Oh well. Now I’d better finish the Behold site customization, get the new site up, and get an interim release of Behold out. Beta is pushed back maybe until March, unfortunately.

Two Things Learned - Wed, 23 Jan 2008

3 great days in Nashville. 2 lousy days in airports. But it was a great getaway.

After taking the listing I had of that side of the family, I realized a couple of things:

(1) The research I have done and questioning of older ancestors many years ago was quite comprehensive. There was not much our relatives were able to add to that. I guess that’s both good and bad.

(2) It is hard in the Behold listing to easily find siblings in the same generation when they are far from each other because of their descendants intervening. There is not much indentation for generation levels, and there’s nothing on the paper that can help you find the next sibling.

That latter point is something I have thought about for awhile. My original concept was to draw lines on the left margin to connect parents with their children. But implementing that was non-trivial, especially when I wanted it to appear the same when printed and when exported to HTML or RTF. But I think I will want to try to implement that before beta if I can.

Going to a Family Event - Wed, 16 Jan 2008

My wife and I are leaving for Nashville Tennessee for the weekend.

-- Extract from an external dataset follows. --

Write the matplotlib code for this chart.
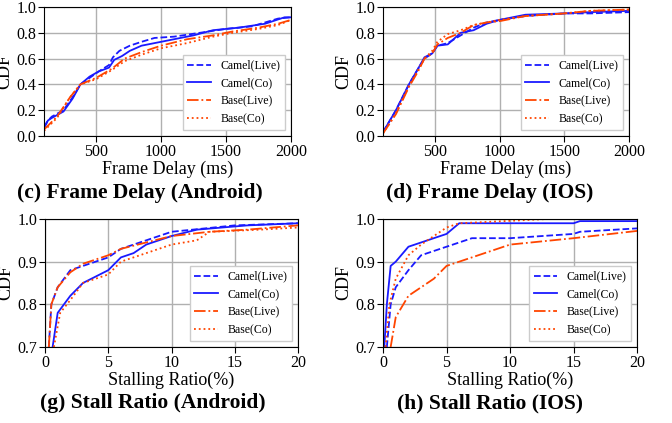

My wife’s first cousin’s youngest daughter is getting married. We’re really looking forward to this little getaway, and a bit of a break from our -20 C temperatures.

Of course, family events are always great for adding a bit more to the family tree. What I like to do is take all the relevent family information with me. Being old fashioned, I still like a printed copy.

I haven’t updated my genealogy data in about 10 years. It’s waiting version 2.0 of Behold before I do that. But that still doesn’t stop me from using what I’ve got. I want the data printed, and for me Behold is the perfect tool to do that.

I open up my GEDCOM with Behold and quickly find my wife’s cousin. (Using Find and their name is the easiest way.) Then I right click and select Instant Organize on my wife’s cousin. The resulting view is exactly what I want for this. It generates families in sequence, starting with my wife’s cousin, then with her parents, then with her grandparents, etc, and anyone not related to her is by default, not included. Each level gives people one level more removed. That is perfect for this, because she’s likely to invite the people in the nearest groupings. I can concentrate on her most immediate relatives and still have everyone else related to them listed further down where they’re out of the way.

Behold then prints its nice Index of Names, Places and Sources following all the data which makes it easy to find anything in the printed copy. In this case, the whole report came into a nice 20 page listing. I printed it on both sides of the paper and that was 10 sheets, which I stapled together into a nice compact package.

I’ll keep this in my coat pocket and be able to write everything new I find out directly onto the sheets. That at least is my technique. It works very well for me. Try it next time you go to a family event. And be sure to also note who told you what to document your source with it.

So I’ll write again when I get back.